══ Records for this task ══
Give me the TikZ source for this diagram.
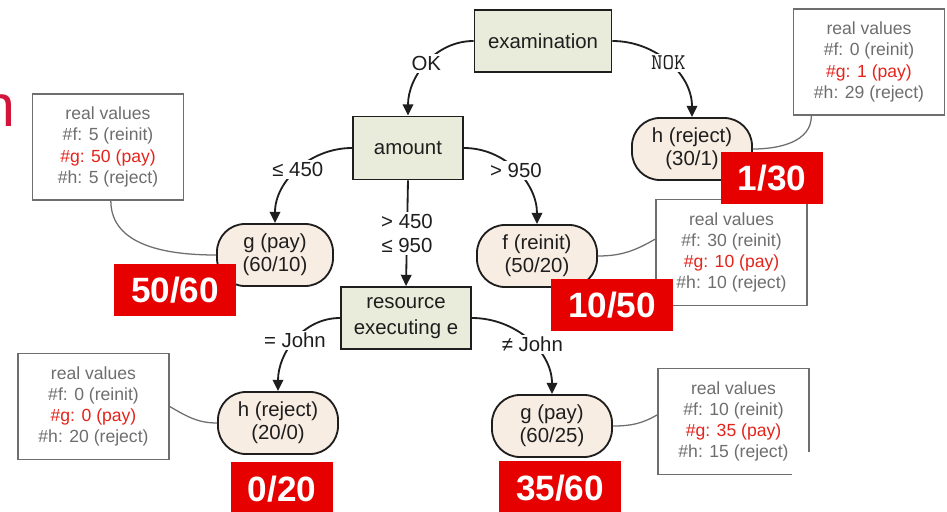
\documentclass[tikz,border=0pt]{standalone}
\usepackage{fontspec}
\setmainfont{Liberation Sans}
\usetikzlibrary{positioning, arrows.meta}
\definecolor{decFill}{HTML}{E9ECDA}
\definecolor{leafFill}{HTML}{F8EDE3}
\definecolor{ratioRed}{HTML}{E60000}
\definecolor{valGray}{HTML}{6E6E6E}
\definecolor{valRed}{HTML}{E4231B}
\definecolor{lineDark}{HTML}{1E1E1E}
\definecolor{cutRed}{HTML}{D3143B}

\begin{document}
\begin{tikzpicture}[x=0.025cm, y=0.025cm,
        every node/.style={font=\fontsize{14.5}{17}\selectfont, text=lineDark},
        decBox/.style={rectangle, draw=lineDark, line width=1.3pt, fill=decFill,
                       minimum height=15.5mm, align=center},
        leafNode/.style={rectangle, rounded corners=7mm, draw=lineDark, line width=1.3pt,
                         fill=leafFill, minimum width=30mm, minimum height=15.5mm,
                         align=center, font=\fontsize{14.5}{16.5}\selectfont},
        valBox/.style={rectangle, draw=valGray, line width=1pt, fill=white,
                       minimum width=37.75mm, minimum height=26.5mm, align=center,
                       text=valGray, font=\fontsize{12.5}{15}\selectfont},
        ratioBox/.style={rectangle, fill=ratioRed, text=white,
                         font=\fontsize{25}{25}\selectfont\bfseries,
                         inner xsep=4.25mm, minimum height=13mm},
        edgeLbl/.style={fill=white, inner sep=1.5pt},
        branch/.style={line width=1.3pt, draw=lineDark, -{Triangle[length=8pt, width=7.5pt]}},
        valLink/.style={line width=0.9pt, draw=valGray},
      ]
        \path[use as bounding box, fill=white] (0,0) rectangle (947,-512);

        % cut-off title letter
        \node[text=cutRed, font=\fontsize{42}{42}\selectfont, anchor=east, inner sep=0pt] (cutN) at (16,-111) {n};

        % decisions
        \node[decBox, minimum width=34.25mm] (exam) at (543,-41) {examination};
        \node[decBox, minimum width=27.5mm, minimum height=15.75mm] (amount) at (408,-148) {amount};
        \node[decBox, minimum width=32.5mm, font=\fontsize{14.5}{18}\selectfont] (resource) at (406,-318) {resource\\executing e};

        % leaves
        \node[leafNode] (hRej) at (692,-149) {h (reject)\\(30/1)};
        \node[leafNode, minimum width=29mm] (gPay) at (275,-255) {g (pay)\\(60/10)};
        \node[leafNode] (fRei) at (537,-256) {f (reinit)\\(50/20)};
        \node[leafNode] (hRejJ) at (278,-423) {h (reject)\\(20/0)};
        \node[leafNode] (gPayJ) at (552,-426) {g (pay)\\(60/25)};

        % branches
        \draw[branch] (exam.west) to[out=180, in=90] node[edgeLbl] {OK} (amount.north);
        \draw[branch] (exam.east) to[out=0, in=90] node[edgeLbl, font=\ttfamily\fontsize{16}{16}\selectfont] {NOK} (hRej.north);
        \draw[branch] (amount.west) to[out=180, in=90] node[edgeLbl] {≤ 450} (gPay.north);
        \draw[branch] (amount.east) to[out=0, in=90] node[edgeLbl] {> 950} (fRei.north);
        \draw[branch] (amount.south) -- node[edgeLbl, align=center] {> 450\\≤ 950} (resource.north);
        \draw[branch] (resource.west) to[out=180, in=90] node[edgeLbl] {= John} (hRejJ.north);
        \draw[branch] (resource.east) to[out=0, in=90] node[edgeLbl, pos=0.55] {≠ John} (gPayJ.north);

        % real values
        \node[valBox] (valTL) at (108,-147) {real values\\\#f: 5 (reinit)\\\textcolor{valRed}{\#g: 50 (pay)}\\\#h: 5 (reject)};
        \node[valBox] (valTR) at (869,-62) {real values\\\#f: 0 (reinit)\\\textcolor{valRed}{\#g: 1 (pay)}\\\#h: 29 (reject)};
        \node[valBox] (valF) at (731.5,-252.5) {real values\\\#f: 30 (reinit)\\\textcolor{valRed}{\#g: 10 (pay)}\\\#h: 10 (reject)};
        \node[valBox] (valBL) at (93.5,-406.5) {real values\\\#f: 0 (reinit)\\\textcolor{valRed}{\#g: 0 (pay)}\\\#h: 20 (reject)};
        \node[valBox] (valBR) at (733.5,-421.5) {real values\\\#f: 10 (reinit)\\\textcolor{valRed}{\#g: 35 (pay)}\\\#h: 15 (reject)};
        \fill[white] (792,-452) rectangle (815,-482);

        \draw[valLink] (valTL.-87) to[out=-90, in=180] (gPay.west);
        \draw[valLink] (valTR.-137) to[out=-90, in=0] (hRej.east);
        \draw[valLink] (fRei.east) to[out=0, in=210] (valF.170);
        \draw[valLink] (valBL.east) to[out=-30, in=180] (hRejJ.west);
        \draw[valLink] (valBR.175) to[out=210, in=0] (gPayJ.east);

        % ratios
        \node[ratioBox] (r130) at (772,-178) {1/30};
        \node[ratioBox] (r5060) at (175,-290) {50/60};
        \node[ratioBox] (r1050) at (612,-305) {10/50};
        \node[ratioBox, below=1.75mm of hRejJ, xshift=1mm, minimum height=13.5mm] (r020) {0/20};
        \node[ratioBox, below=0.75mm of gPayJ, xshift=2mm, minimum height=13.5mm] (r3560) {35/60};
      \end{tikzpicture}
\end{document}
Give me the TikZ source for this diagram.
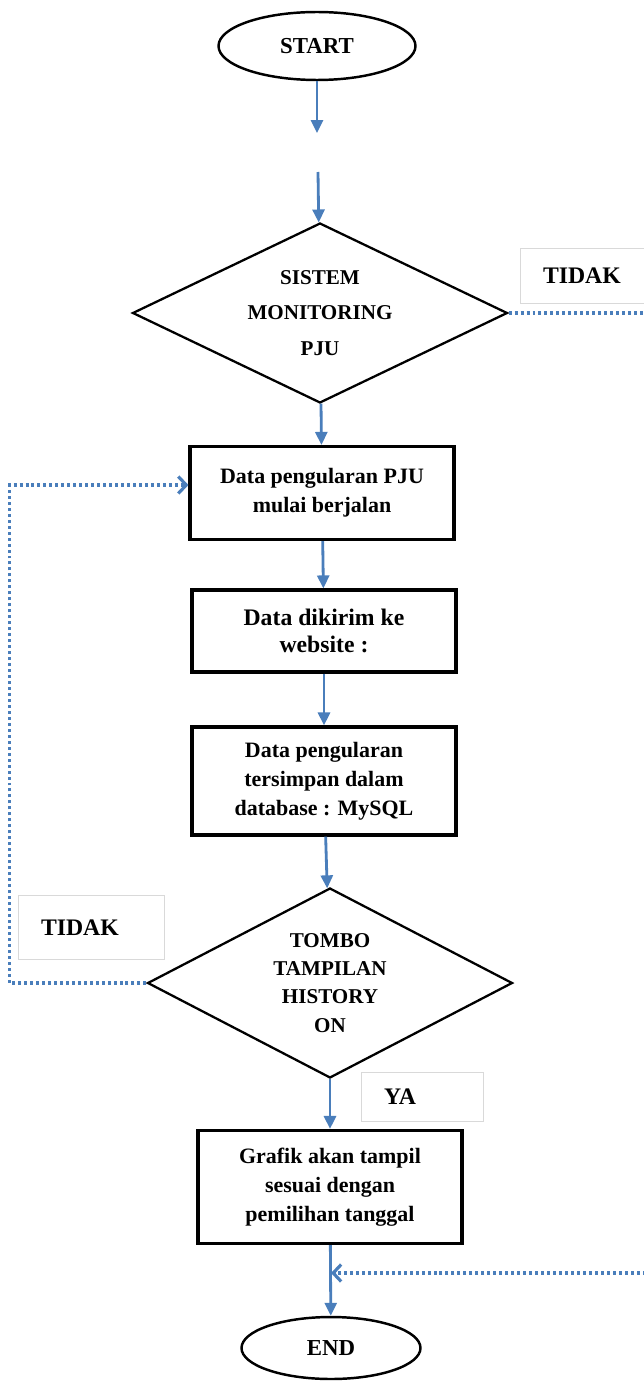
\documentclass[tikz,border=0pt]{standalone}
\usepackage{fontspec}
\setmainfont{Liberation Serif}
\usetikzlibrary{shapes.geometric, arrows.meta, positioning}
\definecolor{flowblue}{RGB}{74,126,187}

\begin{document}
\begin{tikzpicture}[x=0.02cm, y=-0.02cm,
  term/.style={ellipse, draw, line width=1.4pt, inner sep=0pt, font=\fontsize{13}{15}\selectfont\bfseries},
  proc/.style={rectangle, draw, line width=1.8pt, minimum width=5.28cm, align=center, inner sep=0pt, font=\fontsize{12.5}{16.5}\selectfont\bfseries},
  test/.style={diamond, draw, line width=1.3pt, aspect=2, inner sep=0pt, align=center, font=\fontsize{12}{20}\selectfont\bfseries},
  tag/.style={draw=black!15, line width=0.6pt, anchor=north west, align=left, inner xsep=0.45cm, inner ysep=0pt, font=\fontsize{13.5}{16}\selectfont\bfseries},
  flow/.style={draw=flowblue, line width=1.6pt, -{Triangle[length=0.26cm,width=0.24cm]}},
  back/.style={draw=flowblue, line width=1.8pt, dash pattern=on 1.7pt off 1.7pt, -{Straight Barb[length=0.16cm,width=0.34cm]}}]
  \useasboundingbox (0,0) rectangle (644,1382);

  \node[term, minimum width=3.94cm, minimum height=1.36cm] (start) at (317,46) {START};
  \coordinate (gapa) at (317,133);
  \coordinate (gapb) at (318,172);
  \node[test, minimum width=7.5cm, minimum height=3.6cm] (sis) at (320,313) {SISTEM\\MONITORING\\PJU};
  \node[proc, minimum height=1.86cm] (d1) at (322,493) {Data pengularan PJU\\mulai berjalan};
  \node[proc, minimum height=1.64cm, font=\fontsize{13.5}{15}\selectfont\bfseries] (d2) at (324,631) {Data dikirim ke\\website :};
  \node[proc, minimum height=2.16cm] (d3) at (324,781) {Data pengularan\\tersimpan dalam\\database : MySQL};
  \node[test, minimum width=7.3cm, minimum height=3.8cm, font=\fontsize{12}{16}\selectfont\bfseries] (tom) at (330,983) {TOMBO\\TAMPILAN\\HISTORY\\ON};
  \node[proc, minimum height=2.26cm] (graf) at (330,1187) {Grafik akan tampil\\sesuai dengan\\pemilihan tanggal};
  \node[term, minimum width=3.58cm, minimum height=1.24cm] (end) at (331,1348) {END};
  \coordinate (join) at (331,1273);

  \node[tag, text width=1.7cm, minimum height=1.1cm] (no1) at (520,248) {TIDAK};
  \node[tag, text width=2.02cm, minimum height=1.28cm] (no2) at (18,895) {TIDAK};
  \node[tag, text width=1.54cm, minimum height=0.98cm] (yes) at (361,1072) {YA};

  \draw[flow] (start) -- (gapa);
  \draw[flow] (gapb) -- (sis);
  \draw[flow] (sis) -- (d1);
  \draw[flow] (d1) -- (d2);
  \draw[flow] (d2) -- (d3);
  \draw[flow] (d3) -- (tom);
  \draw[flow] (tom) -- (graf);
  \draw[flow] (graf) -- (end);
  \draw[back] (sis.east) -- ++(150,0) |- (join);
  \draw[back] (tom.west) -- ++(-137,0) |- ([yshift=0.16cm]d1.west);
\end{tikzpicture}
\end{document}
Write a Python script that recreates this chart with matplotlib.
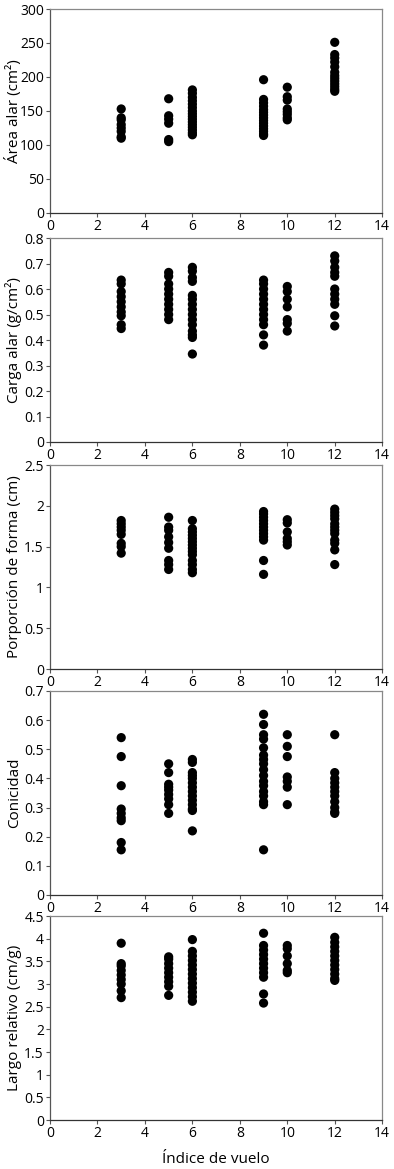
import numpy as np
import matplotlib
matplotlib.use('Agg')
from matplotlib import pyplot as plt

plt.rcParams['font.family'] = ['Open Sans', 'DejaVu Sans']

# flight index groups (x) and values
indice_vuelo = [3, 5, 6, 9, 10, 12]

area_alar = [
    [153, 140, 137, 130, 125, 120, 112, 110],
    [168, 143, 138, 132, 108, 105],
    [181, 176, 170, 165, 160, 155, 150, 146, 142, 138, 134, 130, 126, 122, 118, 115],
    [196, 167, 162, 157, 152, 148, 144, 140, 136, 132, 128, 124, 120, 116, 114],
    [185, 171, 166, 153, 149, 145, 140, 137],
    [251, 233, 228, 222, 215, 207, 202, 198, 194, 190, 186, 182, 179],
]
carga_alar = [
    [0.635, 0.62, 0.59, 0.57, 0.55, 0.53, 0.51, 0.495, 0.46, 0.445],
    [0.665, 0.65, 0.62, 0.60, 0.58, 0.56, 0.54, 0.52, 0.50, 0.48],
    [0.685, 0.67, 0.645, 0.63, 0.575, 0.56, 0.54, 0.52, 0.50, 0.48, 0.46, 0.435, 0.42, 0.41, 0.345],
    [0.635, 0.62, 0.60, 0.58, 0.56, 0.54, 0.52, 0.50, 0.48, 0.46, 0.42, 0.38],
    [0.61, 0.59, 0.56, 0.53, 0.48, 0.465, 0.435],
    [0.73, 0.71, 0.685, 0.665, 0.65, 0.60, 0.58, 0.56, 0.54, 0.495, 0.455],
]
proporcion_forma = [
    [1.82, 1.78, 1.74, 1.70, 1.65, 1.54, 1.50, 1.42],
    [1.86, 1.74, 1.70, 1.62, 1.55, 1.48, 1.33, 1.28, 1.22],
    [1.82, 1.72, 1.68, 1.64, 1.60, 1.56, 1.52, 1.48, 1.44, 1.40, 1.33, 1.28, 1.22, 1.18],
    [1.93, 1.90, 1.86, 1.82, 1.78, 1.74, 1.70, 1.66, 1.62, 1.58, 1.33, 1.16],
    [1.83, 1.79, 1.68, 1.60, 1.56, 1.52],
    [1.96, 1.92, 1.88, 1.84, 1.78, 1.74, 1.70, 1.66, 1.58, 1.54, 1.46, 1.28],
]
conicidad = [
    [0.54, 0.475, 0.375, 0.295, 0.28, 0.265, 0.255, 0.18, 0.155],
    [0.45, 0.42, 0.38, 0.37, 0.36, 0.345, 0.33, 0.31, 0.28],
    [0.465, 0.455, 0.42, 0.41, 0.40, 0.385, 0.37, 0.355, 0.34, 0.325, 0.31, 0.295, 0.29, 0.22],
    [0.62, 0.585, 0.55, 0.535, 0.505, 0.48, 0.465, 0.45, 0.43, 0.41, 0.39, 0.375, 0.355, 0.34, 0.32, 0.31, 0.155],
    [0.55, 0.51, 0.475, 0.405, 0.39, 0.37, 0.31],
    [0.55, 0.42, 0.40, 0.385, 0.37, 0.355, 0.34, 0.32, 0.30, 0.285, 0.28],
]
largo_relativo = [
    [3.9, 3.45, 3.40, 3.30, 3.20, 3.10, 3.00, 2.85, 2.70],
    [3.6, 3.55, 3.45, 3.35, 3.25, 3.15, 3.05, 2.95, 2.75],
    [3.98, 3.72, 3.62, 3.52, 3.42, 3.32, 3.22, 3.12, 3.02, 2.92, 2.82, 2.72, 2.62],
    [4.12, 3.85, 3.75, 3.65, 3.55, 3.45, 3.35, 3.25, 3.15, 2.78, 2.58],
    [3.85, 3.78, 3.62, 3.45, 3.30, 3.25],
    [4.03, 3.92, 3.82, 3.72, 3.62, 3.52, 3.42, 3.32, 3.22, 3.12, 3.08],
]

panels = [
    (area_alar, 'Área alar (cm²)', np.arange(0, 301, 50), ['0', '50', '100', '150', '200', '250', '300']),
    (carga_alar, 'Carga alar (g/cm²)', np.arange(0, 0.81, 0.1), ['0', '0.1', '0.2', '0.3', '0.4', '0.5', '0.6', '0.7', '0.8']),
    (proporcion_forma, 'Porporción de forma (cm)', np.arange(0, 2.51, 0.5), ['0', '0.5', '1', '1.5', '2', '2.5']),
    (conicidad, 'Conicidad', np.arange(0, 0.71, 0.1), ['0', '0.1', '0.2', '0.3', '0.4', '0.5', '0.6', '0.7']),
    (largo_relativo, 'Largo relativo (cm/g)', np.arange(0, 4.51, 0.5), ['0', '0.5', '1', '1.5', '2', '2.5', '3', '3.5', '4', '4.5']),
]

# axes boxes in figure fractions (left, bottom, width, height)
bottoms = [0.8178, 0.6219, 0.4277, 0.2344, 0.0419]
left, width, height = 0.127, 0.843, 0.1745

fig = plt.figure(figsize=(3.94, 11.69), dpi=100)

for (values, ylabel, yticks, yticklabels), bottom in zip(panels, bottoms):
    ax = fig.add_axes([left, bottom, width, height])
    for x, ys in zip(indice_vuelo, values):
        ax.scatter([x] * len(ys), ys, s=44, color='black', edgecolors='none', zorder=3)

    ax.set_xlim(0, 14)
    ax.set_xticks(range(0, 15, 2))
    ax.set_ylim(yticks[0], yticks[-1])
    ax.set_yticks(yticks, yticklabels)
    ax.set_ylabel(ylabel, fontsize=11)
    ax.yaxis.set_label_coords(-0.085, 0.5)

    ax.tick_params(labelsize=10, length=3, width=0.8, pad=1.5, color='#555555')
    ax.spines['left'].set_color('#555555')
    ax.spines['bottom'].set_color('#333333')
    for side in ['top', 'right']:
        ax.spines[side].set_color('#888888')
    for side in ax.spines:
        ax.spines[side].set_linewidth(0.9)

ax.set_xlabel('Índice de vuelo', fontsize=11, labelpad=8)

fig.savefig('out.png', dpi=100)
═══
Repeat exactly the part that opens with the line containing "Write a Python" and closes with the line containing "indice_vuelo = [3, 5, 6, 9, 10, 12]". Include both end lines, and drop the pictures.

Correct result:
Write a Python script that recreates this chart with matplotlib.
import numpy as np
import matplotlib
matplotlib.use('Agg')
from matplotlib import pyplot as plt

plt.rcParams['font.family'] = ['Open Sans', 'DejaVu Sans']

# flight index groups (x) and values
indice_vuelo = [3, 5, 6, 9, 10, 12]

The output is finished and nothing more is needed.